• _GOAL OF THE EXERCISE_: Take the line containing "Write a LaTeX", the line containing "(1246,8) rectangle (1346,872);", and all lines between them, and transcribe them exactly. Leave out pictures.

• _DATA LINES_:
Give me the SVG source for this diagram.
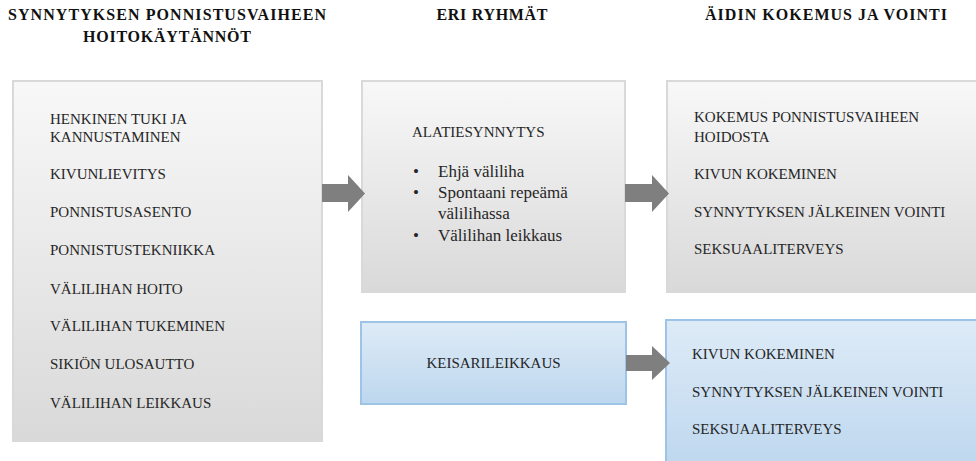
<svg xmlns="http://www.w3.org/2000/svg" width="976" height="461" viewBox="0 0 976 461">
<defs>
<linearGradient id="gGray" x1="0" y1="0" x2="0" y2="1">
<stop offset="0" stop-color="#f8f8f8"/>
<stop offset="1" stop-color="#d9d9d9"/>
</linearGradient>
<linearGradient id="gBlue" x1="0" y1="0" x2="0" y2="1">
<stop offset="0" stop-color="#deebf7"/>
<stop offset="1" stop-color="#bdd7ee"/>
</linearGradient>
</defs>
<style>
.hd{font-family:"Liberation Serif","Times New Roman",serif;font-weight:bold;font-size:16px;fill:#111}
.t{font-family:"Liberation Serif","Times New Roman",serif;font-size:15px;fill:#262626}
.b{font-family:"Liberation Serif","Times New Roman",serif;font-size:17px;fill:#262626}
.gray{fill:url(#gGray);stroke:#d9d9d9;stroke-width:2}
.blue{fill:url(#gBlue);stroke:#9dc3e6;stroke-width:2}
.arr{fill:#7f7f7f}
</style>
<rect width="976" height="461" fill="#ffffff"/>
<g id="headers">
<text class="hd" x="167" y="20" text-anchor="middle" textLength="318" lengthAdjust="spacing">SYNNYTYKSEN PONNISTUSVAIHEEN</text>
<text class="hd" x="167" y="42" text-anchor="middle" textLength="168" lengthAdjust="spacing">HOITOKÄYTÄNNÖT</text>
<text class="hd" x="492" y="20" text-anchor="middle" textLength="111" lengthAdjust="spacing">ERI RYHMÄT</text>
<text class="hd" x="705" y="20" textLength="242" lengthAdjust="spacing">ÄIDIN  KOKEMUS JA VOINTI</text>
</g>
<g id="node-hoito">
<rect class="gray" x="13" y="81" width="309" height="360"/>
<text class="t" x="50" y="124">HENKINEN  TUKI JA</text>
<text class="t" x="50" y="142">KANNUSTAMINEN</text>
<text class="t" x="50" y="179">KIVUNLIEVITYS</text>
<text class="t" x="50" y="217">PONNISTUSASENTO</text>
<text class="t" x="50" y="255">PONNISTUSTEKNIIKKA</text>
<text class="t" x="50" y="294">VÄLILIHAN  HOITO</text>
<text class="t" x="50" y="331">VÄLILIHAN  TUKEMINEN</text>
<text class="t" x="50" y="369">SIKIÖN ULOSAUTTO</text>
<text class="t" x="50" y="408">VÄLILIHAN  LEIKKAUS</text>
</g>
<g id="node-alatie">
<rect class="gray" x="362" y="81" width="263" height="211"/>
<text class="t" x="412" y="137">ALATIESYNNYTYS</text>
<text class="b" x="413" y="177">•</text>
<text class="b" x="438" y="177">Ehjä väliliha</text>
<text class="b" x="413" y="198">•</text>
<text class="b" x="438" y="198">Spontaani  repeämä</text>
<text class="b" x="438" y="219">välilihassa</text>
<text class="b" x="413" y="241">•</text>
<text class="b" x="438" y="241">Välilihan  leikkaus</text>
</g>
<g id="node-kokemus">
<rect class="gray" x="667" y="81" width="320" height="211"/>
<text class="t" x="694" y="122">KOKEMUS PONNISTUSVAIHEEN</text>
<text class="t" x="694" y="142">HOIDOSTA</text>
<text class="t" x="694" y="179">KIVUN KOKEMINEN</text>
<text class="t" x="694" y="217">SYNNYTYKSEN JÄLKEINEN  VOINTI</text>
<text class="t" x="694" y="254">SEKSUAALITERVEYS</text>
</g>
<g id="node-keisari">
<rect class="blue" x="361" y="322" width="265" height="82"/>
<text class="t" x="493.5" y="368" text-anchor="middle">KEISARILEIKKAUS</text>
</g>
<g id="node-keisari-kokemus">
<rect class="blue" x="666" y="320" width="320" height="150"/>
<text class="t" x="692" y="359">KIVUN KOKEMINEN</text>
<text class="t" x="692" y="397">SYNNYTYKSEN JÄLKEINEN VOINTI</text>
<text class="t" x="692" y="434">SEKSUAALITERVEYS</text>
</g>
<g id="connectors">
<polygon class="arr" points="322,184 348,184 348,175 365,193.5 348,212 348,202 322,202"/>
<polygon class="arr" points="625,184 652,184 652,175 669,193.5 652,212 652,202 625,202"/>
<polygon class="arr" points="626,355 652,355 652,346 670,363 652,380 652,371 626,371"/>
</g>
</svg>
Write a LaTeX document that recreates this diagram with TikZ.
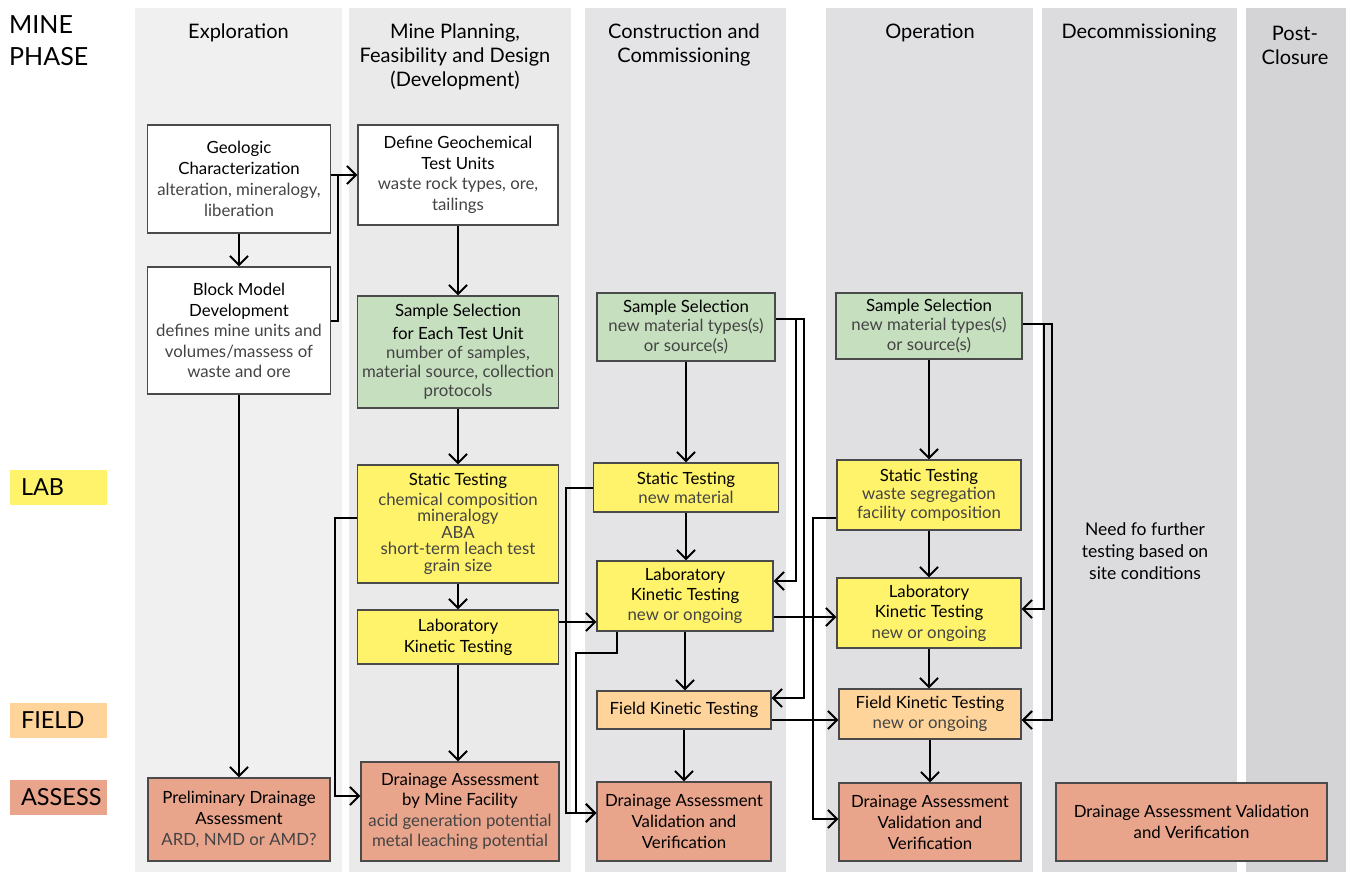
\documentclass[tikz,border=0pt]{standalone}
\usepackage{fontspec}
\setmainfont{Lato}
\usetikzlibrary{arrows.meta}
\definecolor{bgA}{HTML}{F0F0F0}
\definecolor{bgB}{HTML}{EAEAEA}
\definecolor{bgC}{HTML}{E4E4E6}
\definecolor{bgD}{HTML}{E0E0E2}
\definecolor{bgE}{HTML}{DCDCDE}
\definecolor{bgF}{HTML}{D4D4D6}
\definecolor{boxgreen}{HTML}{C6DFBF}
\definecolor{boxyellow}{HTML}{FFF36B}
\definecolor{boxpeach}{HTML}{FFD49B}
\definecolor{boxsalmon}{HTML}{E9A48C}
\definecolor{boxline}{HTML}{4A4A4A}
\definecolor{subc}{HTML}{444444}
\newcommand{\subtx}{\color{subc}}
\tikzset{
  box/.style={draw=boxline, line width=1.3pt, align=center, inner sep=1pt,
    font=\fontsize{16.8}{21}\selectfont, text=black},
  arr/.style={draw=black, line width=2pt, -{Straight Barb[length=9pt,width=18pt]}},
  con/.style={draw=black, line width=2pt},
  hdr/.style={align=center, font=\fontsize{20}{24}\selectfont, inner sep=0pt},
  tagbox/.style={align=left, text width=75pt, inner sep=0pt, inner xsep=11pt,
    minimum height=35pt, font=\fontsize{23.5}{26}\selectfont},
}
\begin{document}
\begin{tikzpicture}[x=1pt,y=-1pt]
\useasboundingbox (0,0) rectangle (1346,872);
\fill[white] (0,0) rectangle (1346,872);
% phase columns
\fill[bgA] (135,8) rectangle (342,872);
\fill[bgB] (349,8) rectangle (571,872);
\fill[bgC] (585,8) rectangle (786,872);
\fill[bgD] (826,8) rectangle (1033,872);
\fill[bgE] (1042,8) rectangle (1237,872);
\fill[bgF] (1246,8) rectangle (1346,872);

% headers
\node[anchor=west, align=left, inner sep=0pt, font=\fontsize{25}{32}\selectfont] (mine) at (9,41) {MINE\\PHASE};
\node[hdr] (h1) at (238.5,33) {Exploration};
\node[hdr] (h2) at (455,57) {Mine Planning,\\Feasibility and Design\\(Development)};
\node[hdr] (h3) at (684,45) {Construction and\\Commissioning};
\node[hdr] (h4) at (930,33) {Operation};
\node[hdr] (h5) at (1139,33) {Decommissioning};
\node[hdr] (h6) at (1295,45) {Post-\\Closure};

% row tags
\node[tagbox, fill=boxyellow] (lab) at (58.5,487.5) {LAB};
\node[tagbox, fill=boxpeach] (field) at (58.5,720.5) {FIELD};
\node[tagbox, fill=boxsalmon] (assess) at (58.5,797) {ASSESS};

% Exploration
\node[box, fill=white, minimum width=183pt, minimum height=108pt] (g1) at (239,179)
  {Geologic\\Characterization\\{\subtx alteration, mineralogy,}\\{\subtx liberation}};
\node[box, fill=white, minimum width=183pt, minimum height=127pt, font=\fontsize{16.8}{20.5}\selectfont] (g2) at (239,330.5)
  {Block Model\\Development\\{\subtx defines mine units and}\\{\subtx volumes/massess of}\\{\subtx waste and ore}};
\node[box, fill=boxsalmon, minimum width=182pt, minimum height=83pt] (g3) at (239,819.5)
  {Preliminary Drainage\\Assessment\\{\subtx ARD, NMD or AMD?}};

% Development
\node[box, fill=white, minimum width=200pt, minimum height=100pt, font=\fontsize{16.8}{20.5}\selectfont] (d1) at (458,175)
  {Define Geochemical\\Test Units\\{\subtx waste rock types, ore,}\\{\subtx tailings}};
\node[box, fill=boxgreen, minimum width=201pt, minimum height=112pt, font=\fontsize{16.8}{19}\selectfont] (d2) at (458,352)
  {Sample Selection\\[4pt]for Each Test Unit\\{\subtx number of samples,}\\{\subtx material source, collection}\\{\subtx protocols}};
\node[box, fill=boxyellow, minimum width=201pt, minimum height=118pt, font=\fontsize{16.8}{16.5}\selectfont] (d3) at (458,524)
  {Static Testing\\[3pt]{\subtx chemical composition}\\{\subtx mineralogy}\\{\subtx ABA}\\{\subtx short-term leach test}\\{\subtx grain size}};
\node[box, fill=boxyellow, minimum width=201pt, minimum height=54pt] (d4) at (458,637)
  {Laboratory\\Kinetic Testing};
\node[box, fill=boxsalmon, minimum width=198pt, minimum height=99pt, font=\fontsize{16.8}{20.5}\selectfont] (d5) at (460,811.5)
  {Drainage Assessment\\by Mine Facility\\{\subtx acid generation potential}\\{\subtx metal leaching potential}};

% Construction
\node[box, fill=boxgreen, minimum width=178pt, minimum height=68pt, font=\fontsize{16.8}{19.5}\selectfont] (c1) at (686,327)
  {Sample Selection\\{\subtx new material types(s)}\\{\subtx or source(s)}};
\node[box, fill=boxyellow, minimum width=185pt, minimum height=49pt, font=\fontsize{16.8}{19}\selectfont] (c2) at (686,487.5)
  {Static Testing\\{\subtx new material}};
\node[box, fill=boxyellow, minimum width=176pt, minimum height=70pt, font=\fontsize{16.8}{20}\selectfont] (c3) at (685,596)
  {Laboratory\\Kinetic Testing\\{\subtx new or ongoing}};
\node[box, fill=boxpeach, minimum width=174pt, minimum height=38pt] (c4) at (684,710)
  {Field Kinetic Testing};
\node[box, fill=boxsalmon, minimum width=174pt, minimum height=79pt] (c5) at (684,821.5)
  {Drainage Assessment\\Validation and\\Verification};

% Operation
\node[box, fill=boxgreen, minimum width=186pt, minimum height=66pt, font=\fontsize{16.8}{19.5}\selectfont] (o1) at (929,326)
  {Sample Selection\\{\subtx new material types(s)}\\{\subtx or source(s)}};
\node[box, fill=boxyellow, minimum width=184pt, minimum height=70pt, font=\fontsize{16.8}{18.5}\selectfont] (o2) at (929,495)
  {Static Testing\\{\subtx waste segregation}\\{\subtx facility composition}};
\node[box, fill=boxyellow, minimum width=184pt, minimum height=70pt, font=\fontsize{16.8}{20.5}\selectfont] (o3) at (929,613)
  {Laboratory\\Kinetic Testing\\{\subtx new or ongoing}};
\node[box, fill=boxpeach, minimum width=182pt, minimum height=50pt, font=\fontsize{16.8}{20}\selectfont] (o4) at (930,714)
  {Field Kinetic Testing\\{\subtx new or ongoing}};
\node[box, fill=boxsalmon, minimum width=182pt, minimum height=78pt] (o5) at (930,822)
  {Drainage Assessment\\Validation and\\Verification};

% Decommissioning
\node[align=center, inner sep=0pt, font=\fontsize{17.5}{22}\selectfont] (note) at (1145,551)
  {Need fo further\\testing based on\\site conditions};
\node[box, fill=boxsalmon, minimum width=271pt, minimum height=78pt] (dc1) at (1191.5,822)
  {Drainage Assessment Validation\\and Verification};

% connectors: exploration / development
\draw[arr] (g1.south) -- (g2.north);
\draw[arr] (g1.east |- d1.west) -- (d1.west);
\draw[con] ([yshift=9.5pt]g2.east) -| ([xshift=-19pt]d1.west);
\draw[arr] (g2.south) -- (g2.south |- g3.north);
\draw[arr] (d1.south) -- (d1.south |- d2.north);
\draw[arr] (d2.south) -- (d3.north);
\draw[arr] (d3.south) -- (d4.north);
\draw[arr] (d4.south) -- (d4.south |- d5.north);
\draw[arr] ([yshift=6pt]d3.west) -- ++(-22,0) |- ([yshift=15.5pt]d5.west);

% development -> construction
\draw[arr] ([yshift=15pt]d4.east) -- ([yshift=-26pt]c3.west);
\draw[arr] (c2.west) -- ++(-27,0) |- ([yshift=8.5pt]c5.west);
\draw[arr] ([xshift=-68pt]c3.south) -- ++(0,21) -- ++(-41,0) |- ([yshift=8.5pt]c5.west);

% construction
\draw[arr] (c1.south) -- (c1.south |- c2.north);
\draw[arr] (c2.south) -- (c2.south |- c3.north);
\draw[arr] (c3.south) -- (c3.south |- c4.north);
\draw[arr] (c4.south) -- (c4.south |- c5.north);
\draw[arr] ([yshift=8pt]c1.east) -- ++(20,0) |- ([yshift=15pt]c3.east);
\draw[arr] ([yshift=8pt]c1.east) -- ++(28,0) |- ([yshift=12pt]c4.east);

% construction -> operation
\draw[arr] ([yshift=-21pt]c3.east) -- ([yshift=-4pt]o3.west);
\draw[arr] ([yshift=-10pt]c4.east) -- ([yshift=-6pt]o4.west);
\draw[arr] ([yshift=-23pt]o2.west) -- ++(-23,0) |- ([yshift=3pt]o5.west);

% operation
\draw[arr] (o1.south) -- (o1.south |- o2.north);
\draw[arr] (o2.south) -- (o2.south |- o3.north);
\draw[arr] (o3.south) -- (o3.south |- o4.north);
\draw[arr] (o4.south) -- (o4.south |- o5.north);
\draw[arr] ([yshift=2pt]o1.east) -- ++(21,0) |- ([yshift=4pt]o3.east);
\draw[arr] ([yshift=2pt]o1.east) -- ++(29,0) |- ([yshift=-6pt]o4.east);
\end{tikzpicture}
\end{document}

• _EXPECTED ANSWER_:
Write a LaTeX document that recreates this diagram with TikZ.
\documentclass[tikz,border=0pt]{standalone}
\usepackage{fontspec}
\setmainfont{Lato}
\usetikzlibrary{arrows.meta}
\definecolor{bgA}{HTML}{F0F0F0}
\definecolor{bgB}{HTML}{EAEAEA}
\definecolor{bgC}{HTML}{E4E4E6}
\definecolor{bgD}{HTML}{E0E0E2}
\definecolor{bgE}{HTML}{DCDCDE}
\definecolor{bgF}{HTML}{D4D4D6}
\definecolor{boxgreen}{HTML}{C6DFBF}
\definecolor{boxyellow}{HTML}{FFF36B}
\definecolor{boxpeach}{HTML}{FFD49B}
\definecolor{boxsalmon}{HTML}{E9A48C}
\definecolor{boxline}{HTML}{4A4A4A}
\definecolor{subc}{HTML}{444444}
\newcommand{\subtx}{\color{subc}}
\tikzset{
  box/.style={draw=boxline, line width=1.3pt, align=center, inner sep=1pt,
    font=\fontsize{16.8}{21}\selectfont, text=black},
  arr/.style={draw=black, line width=2pt, -{Straight Barb[length=9pt,width=18pt]}},
  con/.style={draw=black, line width=2pt},
  hdr/.style={align=center, font=\fontsize{20}{24}\selectfont, inner sep=0pt},
  tagbox/.style={align=left, text width=75pt, inner sep=0pt, inner xsep=11pt,
    minimum height=35pt, font=\fontsize{23.5}{26}\selectfont},
}
\begin{document}
\begin{tikzpicture}[x=1pt,y=-1pt]
\useasboundingbox (0,0) rectangle (1346,872);
\fill[white] (0,0) rectangle (1346,872);
% phase columns
\fill[bgA] (135,8) rectangle (342,872);
\fill[bgB] (349,8) rectangle (571,872);
\fill[bgC] (585,8) rectangle (786,872);
\fill[bgD] (826,8) rectangle (1033,872);
\fill[bgE] (1042,8) rectangle (1237,872);
\fill[bgF] (1246,8) rectangle (1346,872);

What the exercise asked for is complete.